Il ritrovamento del libro Ho trovato Le corps à corps culinarie è avvenuto con straordinaria coerenza rispetto al tema dei miei scavi archeologici – ovvero dopo aver mangiato una bomba di riso con ragù di piccione e una porzione di anguilla alla brace (entrambi ottimi).

 Girovagando da qualche parte nel nord Italia, mi imbatto in una libreria dell’usato che ha, tra le altre cose, un ottimo assortimento di libri di cucina. Questa è una specifica doverosa, considerando che tutte le librerie dell’usato che propongono pezzi incredibili in tutti i campi delle arti e del sapere, per non parlare della narrativa, o non hanno proprio libri di cucina o ti indirizzano verso uno scaffale su cui riposano i libri di Suor Germana, l’immancabile ricettario di Tognazzi e qualche fascicolo dedicato alle cucine regionali. Quando c’è qualcosa di interessante in questo settore, quindi, lo noto subito. Arrivo alla casa trafelata e con le braccia cariche di libri tra cui, oltre a Le corps à corps culinarie : Turismo e cucina sul Po; Il libro di cucina di Alice B. Toklas (prima edizione La Tartaruga); Le confetture di sua maestà. Ricettario piemontese del XVIII secolo

Il libraio mi guarda compiaciuto e con piglio sicuro, senza neanche un sentore di punto interrogativo, mi dice che certamente sono una chef. Devo deluderlo e dirgli di no. La sua faccia esprime un disappunto che diventa subito condiscendenza quando gli dico che mi interessano però le storie intorno al cibo – vengo prontamente derubricata al ruolo di influencer carina. Non saprò mai se è stato questo giudizio a farmi ottenere uno sconto clamoroso sulla prima edizione di Un weekend postmoderno di Tondelli, agguantato all’ultimo momento, con la tensione della domanda ancora palpabile.
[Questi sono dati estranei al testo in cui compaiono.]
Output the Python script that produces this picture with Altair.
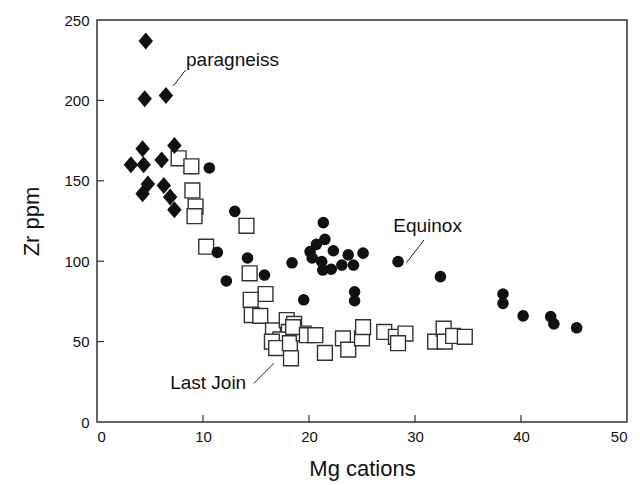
import altair as alt
import pandas as pd

# Paragneiss (filled diamonds)
para_x = [4.6, 4.5, 6.5, 7.3, 4.3, 6.1, 3.2, 4.4, 4.8, 4.3, 6.3, 6.9, 7.3]
para_y = [237, 201, 203, 172, 170, 163, 160, 160, 148, 142, 147, 140, 132]

# Last Join (open squares)
last_x = [7.7, 8.9, 9.0, 9.3, 9.2, 10.3, 14.1, 14.4, 15.9, 14.5, 14.6, 15.4, 16.6, 17.9,
          18.6, 18.1, 17.3, 16.5, 16.9, 18.2, 18.3, 19.5, 18.5, 19.8, 20.6, 21.5, 23.2,
          23.7, 25.0, 25.1, 27.1, 28.2, 29.1, 28.4, 31.9, 32.7, 32.8, 33.6, 34.7]
last_y = [164, 159, 144, 134, 128, 109, 122, 92.5, 79.6, 76, 66.5, 66, 57, 63.4,
          61, 56, 51.4, 50, 46, 49, 39.6, 55, 59, 54, 54, 43, 52,
          45, 52, 59, 56, 53, 55, 49, 50, 58, 50, 53.5, 53]

# Equinox (filled circles)
equi_x = [10.6, 13.0, 11.35, 14.2, 12.2, 15.8, 18.4, 19.5, 21.35, 21.5, 20.7, 20.1, 20.3,
          22.3, 23.7, 25.1, 21.2, 21.3, 22.1, 23.1, 24.2, 24.3, 24.3, 28.4, 32.4,
          38.3, 38.3, 40.2, 42.8, 43.1, 45.25]
equi_y = [158, 131, 105.5, 102, 87.7, 91.4, 99, 76, 124, 113.6, 110.5, 106, 102,
          106.5, 104, 105, 99.7, 94.5, 95, 97.6, 97.6, 81, 75.4, 99.7, 90.4,
          79.6, 73.8, 66, 65.5, 61, 58.6]

# Annotations
label_text = ["paragneiss", "Equinox", "Last Join"]
label_x = [8.4, 27.95, 6.9]
label_y = [221.6, 118.3, 20.3]
leader_x = [7.2, 29.2, 14.8]
leader_y = [209, 99.1, 24]
leader_x2 = [8.37, 30.85, 16.7]
leader_y2 = [219, 113.2, 36.5]

x_ticks = [0, 10, 20, 30, 40, 50]
y_ticks = [0, 50, 100, 150, 200, 250]
inner_x_ticks = [10, 20, 30, 40]
inner_y_ticks = [50, 100, 150, 200]

FONT = "Liberation Sans"
W, H = 530, 402

xscale = alt.Scale(domain=[0, 50], nice=False, zero=False)
yscale = alt.Scale(domain=[0, 250], nice=False, zero=False)

xaxis = alt.Axis(values=x_ticks, title="Mg cations", grid=False, ticks=False, domain=False,
                 labelFontSize=15, labelPadding=7, titleFontSize=22, titleFontWeight="normal",
                 titlePadding=14, labelColor="#111", titleColor="#111", labelFont=FONT, titleFont=FONT)
yaxis = alt.Axis(values=y_ticks, title="Zr ppm", grid=False, ticks=False, domain=False,
                 labelFontSize=15, labelPadding=8, titleFontSize=22, titleFontWeight="normal",
                 titlePadding=20, labelColor="#111", titleColor="#111", labelFont=FONT, titleFont=FONT)

df_para = pd.DataFrame({"x": para_x, "y": para_y})
df_last = pd.DataFrame({"x": last_x, "y": last_y})
df_equi = pd.DataFrame({"x": equi_x, "y": equi_y})
df_lab = pd.DataFrame({"x": label_x, "y": label_y, "t": label_text})
df_lead = pd.DataFrame({"x": leader_x, "y": leader_y, "x2": leader_x2, "y2": leader_y2})
df_xt = pd.DataFrame({"v": inner_x_ticks})
df_yt = pd.DataFrame({"v": inner_y_ticks})

base_x = alt.X("x:Q", scale=xscale, axis=xaxis)
base_y = alt.Y("y:Q", scale=yscale, axis=yaxis)

squares = alt.Chart(df_last).mark_point(
    shape="square", size=220, filled=True, fill="white", stroke="#333", strokeWidth=1.4, opacity=1
).encode(x=base_x, y=base_y)

diamonds = alt.Chart(df_para).mark_point(
    shape="M-0.85,0L0,-1L0.85,0L0,1Z", size=289, filled=True, color="#111", opacity=1
).encode(x=alt.X("x:Q", scale=xscale), y=alt.Y("y:Q", scale=yscale))

circles = alt.Chart(df_equi).mark_circle(size=135, color="#111", opacity=1).encode(
    x=alt.X("x:Q", scale=xscale), y=alt.Y("y:Q", scale=yscale))

labels = alt.Chart(df_lab).mark_text(
    align="left", baseline="alphabetic", fontSize=19, font=FONT, color="#111"
).encode(x=alt.X("x:Q", scale=xscale), y=alt.Y("y:Q", scale=yscale), text="t:N")

leaders = alt.Chart(df_lead).mark_rule(color="#222", strokeWidth=1).encode(
    x=alt.X("x:Q", scale=xscale), y=alt.Y("y:Q", scale=yscale),
    x2="x2:Q", y2="y2:Q")

xt = alt.Chart(df_xt).mark_rule(color="#333", strokeWidth=1.2).encode(
    x=alt.X("v:Q", scale=xscale), y=alt.value(H), y2=alt.value(H - 7))
yt = alt.Chart(df_yt).mark_rule(color="#333", strokeWidth=1.2).encode(
    y=alt.Y("v:Q", scale=yscale), x=alt.value(0), x2=alt.value(7))

chart = alt.layer(squares, diamonds, circles, leaders, labels, xt, yt).properties(
    width=W, height=H,
    autosize=alt.AutoSizeParams(type="none"),
    padding={"left": 97, "top": 20, "right": 13, "bottom": 63},
    background="white",
).configure_view(stroke="#333", strokeWidth=1.5)

chart.save("out.html", embed_options={"renderer": "svg", "actions": False})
Senza che questo lasci intendere alcuna attribuzione di valore e di meriti alle due categorie coinvolte, mi sembra che chef e influencer rappresentino in modo efficace i due poli tra cui si dipana il discorso culinario, che proprio in questa rigidità sembra essersi assestato. Non avremmo, forse, bisogno di un po’ di turbamenti?